Talvez uma forma de mobilizar e capacitar lideranças fosse à organização de fóruns regionais de associações para promoção da cidadania, com novas temáticas mais humanistas, uma vez que os problemas de infraestrutura estão sendo superados e tem os vereadores que o fazem. O movimento comunitário poderia assumir e aprofundar esta questão da juventude, estas disputas entre bairros.

FEMAC 25 anos - Como você vê a FEMAC nos próximos 25 anos? O que a FEMAC estará fazendo daqui a 25 anos e como?
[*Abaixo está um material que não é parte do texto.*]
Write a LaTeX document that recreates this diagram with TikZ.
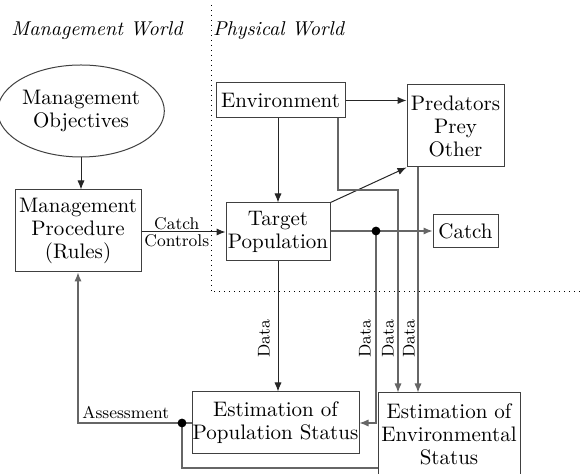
\documentclass[tikz,border=0pt]{standalone}
\usepackage{tikz}
\usetikzlibrary{arrows.meta}
\usetikzlibrary{shapes.geometric}

\begin{document}
\begin{tikzpicture}[x=0.5pt,y=-0.5pt,>={Latex[length=4.5pt,width=3.6pt]},
    box/.style={draw=black!75,line width=0.5pt,align=center,inner sep=0pt,
      font=\fontsize{10.5}{11.5}\selectfont},
    oval/.style={box,ellipse},
    lbl/.style={font=\fontsize{8.5}{10}\selectfont,inner sep=1pt},
    ttl/.style={font=\fontsize{10}{12}\selectfont\itshape},
    arr/.style={->,draw=black!85,line width=0.5pt},
    garr/.style={->,draw=black!60,line width=0.55pt},
    gline/.style={draw=black!60,line width=0.55pt}]
        \useasboundingbox (0,0) rectangle (583,474);
        % the two worlds
        \draw[dotted,line width=0.5pt] (211,5) -- (211,292) -- (583,292);
        \node[ttl] (mw) at (97,31) {Management World};
        \node[ttl] (pw) at (278.5,31) {Physical World};

        \node[oval,minimum width=69pt,minimum height=46pt] (obj) at (81,111)
          {Management\\Objectives};
        \node[box,minimum width=63pt,minimum height=41pt] (proc) at (78,231)
          {Management\\Procedure\\(Rules)};
        \node[box,minimum width=64.5pt,minimum height=17.5pt] (env) at (280.5,100.5)
          {Environment};
        \node[box,minimum width=48.5pt,minimum height=41pt] (pred) at (455.5,126)
          {Predators\\Prey\\Other};
        \node[box,minimum width=52pt,minimum height=29pt] (tp) at (278,232)
          {Target\\Population};
        \node[box,minimum width=32.5pt,minimum height=16.5pt] (catch) at (465.5,231.5)
          {Catch};
        \node[box,minimum width=83.5pt,minimum height=31pt] (pop) at (275.5,423)
          {Estimation of\\Population Status};
        \node[box,minimum width=71pt,minimum height=41.5pt] (envst) at (449,434.5)
          {Estimation of\\Environmental\\Status};

        \coordinate (k1) at (338,190);
        \coordinate (k2) at (398,190);
        \coordinate (k3) at (418,300);
        \coordinate (dot1) at (376,231);
        \coordinate (dot2) at (182,423);
        \coordinate (k4) at (182,468);

        \draw[arr] (obj) -- (obj.south |- proc.north);
        \draw[arr] (proc.east |- tp.west) -- (tp.west)
          node[lbl,pos=0.42,above] (ctch) {Catch}
          node[lbl,pos=0.42,below] (ctrl) {Controls};
        \draw[arr] (env.east) -- (env.east -| pred.west);
        \draw[arr] (tp.north |- env.south) -- (tp.north);
        \draw[arr] (tp.north east) -- (pred.south west);
        \draw[garr] (env.south -| k1) -- (k1) -- (k2) -- (k2 |- envst.north);
        \draw[garr] (pred.south -| k3) -- (k3 |- envst.north);
        \draw[garr] (tp.east |- dot1) -- (catch.west |- dot1);
        \draw[garr] (dot1) |- (pop.east);
        \draw[arr] (tp.south) -- (tp.south |- pop.north);
        \draw[gline] (pop.west) -- (dot2);
        \draw[garr] (dot2) -| (proc.south)
          node[lbl,pos=0.27,above=1pt] (asm) {Assessment};
        \draw[gline] (envst.west |- k4) -- (k4) -- (dot2);
        \fill (dot1) circle (2.2pt);
        \fill (dot2) circle (2.2pt);

        \foreach \n/\x in {a/264,b/365,c/388,d/409} {
          \node[lbl,rotate=90] (data\n) at (\x,339) {Data};
        }
\end{tikzpicture}
\end{document}
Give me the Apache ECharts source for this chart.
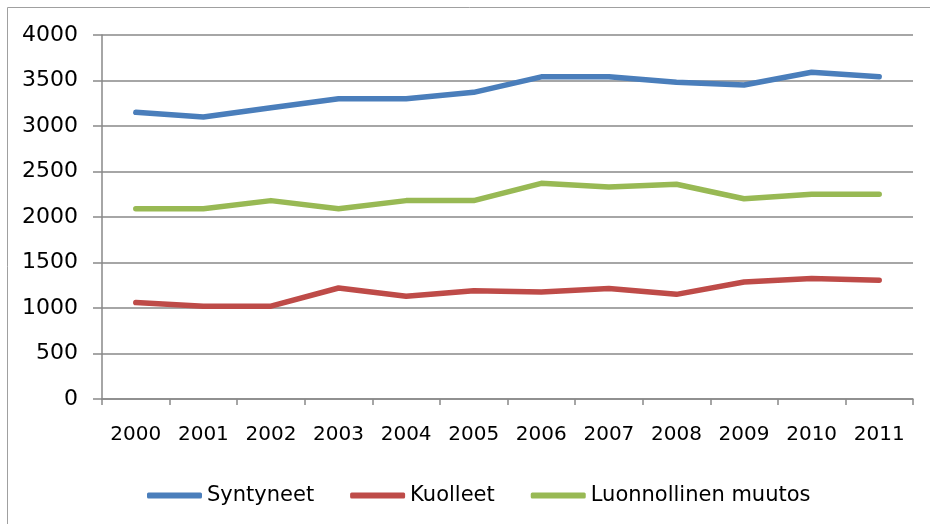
<!DOCTYPE html>
<html>
<head>
<meta charset="utf-8">
<script src="https://cdn.jsdelivr.net/npm/echarts@6/dist/echarts.min.js"></script>
<style>
  html, body { margin: 0; padding: 0; background: #fff; }
  #chart { width: 930px; height: 524px; }
</style>
</head>
<body>
<div id="chart"></div>
<script>
// data
const years = ['2000','2001','2002','2003','2004','2005','2006','2007','2008','2009','2010','2011'];
const syntyneet = [3150, 3100, 3200, 3300, 3300, 3370, 3540, 3540, 3480, 3450, 3590, 3540];
const kuolleet  = [1060, 1020, 1020, 1220, 1130, 1190, 1175, 1215, 1150, 1285, 1325, 1305];
const muutos    = [2090, 2090, 2180, 2090, 2180, 2180, 2370, 2330, 2360, 2200, 2250, 2250];
const seriesNames = ['Syntyneet', 'Kuolleet', 'Luonnollinen muutos'];
const colors = ['#4a7ebb', '#be4b48', '#98b954'];

const font = 'DejaVu Sans';
const gray = '#898989';

const chart = echarts.init(document.getElementById('chart'));

function mkSeries(name, data, i) {
  return {
    name: name,
    type: 'line',
    data: data,
    symbol: 'none',
    lineStyle: { width: 5.5, color: colors[i], cap: 'round', join: 'round' },
    itemStyle: { color: colors[i] }
  };
}

chart.setOption({
  animation: false,
  textStyle: { fontFamily: font },
  graphic: [{
    type: 'rect',
    shape: { x: 7.5, y: 7.5, width: 940, height: 540 },
    style: { fill: 'none', stroke: '#a0a0a0', lineWidth: 1 },
    silent: true
  }],
  grid: { left: 102, right: 17, top: 35, bottom: 125 },
  legend: {
    left: 142,
    top: 480,
    itemWidth: 55,
    itemHeight: 6,
    itemGap: 36,
    icon: 'roundRect',
    data: seriesNames,
    textStyle: { fontFamily: font, fontSize: 21, color: '#000' }
  },
  xAxis: {
    type: 'category',
    data: years,
    boundaryGap: true,
    axisLine: { lineStyle: { color: gray, width: 1.5 } },
    axisTick: { show: true, length: 6, lineStyle: { color: gray, width: 1.5 } },
    axisLabel: { fontSize: 20, color: '#000', margin: 26, fontFamily: font, interval: 0 }
  },
  yAxis: {
    type: 'value',
    min: 0,
    max: 4000,
    interval: 500,
    axisLine: { show: true, lineStyle: { color: gray, width: 1.5 } },
    axisTick: { show: true, length: 9, lineStyle: { color: gray, width: 1.5 } },
    axisLabel: { fontSize: 22, color: '#000', margin: 24, fontFamily: font, formatter: v => String(v) },
    splitLine: { lineStyle: { color: gray, width: 1.5 } }
  },
  series: [
    mkSeries(seriesNames[0], syntyneet, 0),
    mkSeries(seriesNames[1], kuolleet, 1),
    mkSeries(seriesNames[2], muutos, 2)
  ]
});
</script>
</body>
</html>
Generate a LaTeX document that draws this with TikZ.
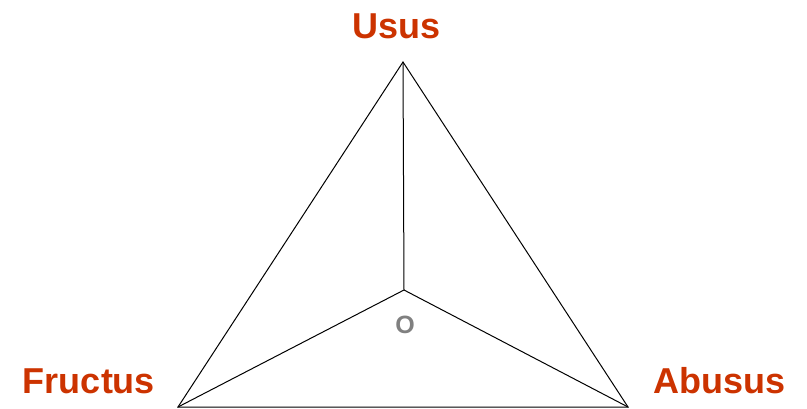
\documentclass[tikz,border=0pt]{standalone}
\usepackage{fontspec}
\setmainfont{Liberation Sans}
\definecolor{lblred}{HTML}{CC3300}
\definecolor{ogray}{HTML}{808080}
\begin{document}
\begin{tikzpicture}[x=1pt,y=-1pt,
  lbl/.style={anchor=base,inner sep=0pt,text=lblred,font=\fontsize{36}{40}\selectfont\bfseries},
  olbl/.style={anchor=base,inner sep=0pt,text=ogray,font=\bfseries\fontsize{25}{30}\selectfont},
  edge/.style={draw=black,line width=1pt,line join=miter}]
\useasboundingbox (0,0) rectangle (807,408);
\coordinate (T) at (403,62);
\coordinate (L) at (178,407);
\coordinate (R) at (628,407);
\coordinate (C) at (404,290);
\draw[edge] (T) -- (L) -- (R) -- cycle;
\draw[edge] (C) -- (T);
\draw[edge] (C) -- (L);
\draw[edge] (C) -- (R);
\node[lbl] (usus) at (396.5,38) {Usus};
\node[lbl] (fructus) at (89,393) {Fructus};
\node[lbl] (abusus) at (720,393) {Abusus};
\node[olbl] (o) at (405,333) {O};
\end{tikzpicture}
\end{document}
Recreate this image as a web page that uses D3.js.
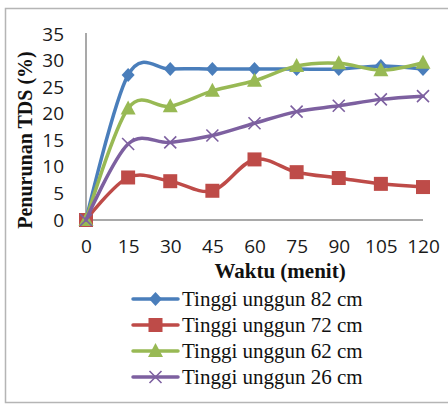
<!DOCTYPE html>
<html>
<head>
<meta charset="utf-8">
<script src="https://cdn.jsdelivr.net/npm/d3@7"></script>
<style>
  html, body { margin: 0; padding: 0; background: #fff; }
  svg { display: block; }
</style>
</head>
<body>
<div id="chart"></div>
<script>
// Waktu pengamatan (menit)
const times = [0, 15, 30, 45, 60, 75, 90, 105, 120];
const yTicks = [0, 5, 10, 15, 20, 25, 30, 35];

// Penurunan TDS (%) untuk tiap tinggi unggun
const series82 = [0, 27.3, 28.4, 28.4, 28.4, 28.4, 28.4, 29.0, 28.4];
const series72 = [0, 8.0, 7.3, 5.5, 11.4, 9.0, 7.9, 6.8, 6.2];
const series62 = [0, 21.0, 21.4, 24.3, 26.2, 29.0, 29.5, 28.2, 29.6];
const series26 = [0, 14.3, 14.6, 15.9, 18.2, 20.4, 21.5, 22.7, 23.3];

const seriesNames = ["Tinggi unggun 82 cm", "Tinggi unggun 72 cm", "Tinggi unggun 62 cm", "Tinggi unggun 26 cm"];

const series = [
  { name: seriesNames[0], values: series82, color: "#4A7EBB", marker: "diamond" },
  { name: seriesNames[1], values: series72, color: "#BE4B48", marker: "square" },
  { name: seriesNames[2], values: series62, color: "#98B954", marker: "triangle" },
  { name: seriesNames[3], values: series26, color: "#7D60A0", marker: "cross" }
];

const W = 448, H = 405;
const svg = d3.select("#chart").append("svg").attr("width", W).attr("height", H);

// chart frame
svg.append("rect")
  .attr("x", 5.5).attr("y", 8.5).attr("width", 460).attr("height", 394)
  .attr("fill", "#fff").attr("stroke", "#b5b5b5").attr("stroke-width", 1.5);

const x = d3.scaleLinear().domain([0, 120]).range([86, 423]);
const y = d3.scaleLinear().domain([0, 35]).range([220, 34]);

const tickFont = "'Open Sans', 'Liberation Sans', sans-serif";
const titleFont = "'Liberation Serif', 'Times New Roman', serif";

// axes
const yAxis = svg.append("g").attr("transform", `translate(${x(0)},0)`)
  .call(d3.axisLeft(y).tickValues(yTicks).tickSize(0).tickPadding(22));
const xAxis = svg.append("g").attr("transform", `translate(0,${y(0)})`)
  .call(d3.axisBottom(x).tickValues(times).tickSize(0).tickPadding(20));

[yAxis, xAxis].forEach(g => {
  g.select(".domain").attr("stroke", "#8c8c8c").attr("stroke-width", 1.5);
  g.selectAll("text")
    .attr("font-family", tickFont).attr("font-size", 19).attr("fill", "#1a1a1a");
});
yAxis.select(".domain").attr("d", `M0,${y(35) - 1}V${y(0)}`);
xAxis.select(".domain").attr("d", `M${x(0)},0H${x(120)}`);

// axis titles
svg.append("text")
  .attr("transform", "translate(32,140) rotate(-90)")
  .attr("text-anchor", "middle")
  .attr("font-family", titleFont).attr("font-weight", "bold").attr("font-size", 20)
  .attr("fill", "#111")
  .text("Penurunan TDS (%)");

svg.append("text")
  .attr("x", 280).attr("y", 278)
  .attr("text-anchor", "middle")
  .attr("font-family", titleFont).attr("font-weight", "bold").attr("font-size", 21)
  .attr("fill", "#111")
  .text("Waktu (menit)");

// markers
function drawMarker(g, type, color, cx, cy) {
  if (type === "diamond") {
    g.append("path").attr("d", `M${cx},${cy - 7}L${cx + 6.5},${cy}L${cx},${cy + 7}L${cx - 6.5},${cy}Z`)
      .attr("fill", color);
  } else if (type === "square") {
    g.append("rect").attr("x", cx - 7).attr("y", cy - 7).attr("width", 14).attr("height", 14)
      .attr("fill", color);
  } else if (type === "triangle") {
    g.append("path").attr("d", `M${cx},${cy - 8}L${cx + 7.5},${cy + 6}L${cx - 7.5},${cy + 6}Z`)
      .attr("fill", color);
  } else if (type === "cross") {
    g.append("path").attr("d", `M${cx - 6},${cy - 6}L${cx + 6},${cy + 6}M${cx - 6},${cy + 6}L${cx + 6},${cy - 6}`)
      .attr("stroke", color).attr("stroke-width", 1.6).attr("fill", "none");
  }
}

const line = d3.line()
  .x((d, i) => x(times[i]))
  .y(d => y(d))
  .curve(d3.curveCatmullRom.alpha(0));

const plot = svg.append("g");
series.forEach(s => {
  const g = plot.append("g");
  g.append("path").datum(s.values)
    .attr("d", line)
    .attr("fill", "none").attr("stroke", s.color).attr("stroke-width", 3.5)
    .attr("stroke-linejoin", "round").attr("stroke-linecap", "round");
  s.values.forEach((v, i) => drawMarker(g, s.marker, s.color, x(times[i]), y(v)));
});

// legend
const legend = svg.append("g");
const rowY = [299, 325, 351, 377];
series.forEach((s, i) => {
  const g = legend.append("g");
  g.append("line").attr("x1", 133).attr("x2", 178).attr("y1", rowY[i]).attr("y2", rowY[i])
    .attr("stroke", s.color).attr("stroke-width", 3.5).attr("stroke-linecap", "round");
  drawMarker(g, s.marker, s.color, 155.5, rowY[i]);
  g.append("text").attr("x", 182).attr("y", rowY[i] + 7)
    .attr("font-family", titleFont).attr("font-size", 21).attr("fill", "#111")
    .text(s.name);
});
</script>
</body>
</html>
Maria Célia de Oliveira – A FEMAC deve tratar dos temas relacionados com a vida humana. Era o buraco quando precisava ser o buraco. Como eu disse, quando nós mudamos para esta região as ruas não tinha nem o cascalho, então a luta foi pelo cascalho, pela limpeza porque era isto que precisava: de uma região mais limpa, mais segura, livre dos escorpiões. Agora temos outras urgências: As jovens sem ter o que fazer. Muitas famílias não sabendo como lidar com esta realidade. Muitas famílias com dificuldade, sem saber onde buscar, e talvez uma troca de experiências ajude a encontrar caminhos. Vinte e cinco anos é muito tempo. É uma luta muito grande. É uma organização a muitos braços, muitas mãos. Cada um contribuiu um pouco e acho que a FEMAC cumpriu o seu papel. A convivência humana em grupo é difícil e nós temos que agradecer a Deus pelo momento de estar chegando até aqui, pela contribuição que a gente pode dar e pela convivência tivemos na FEMAC.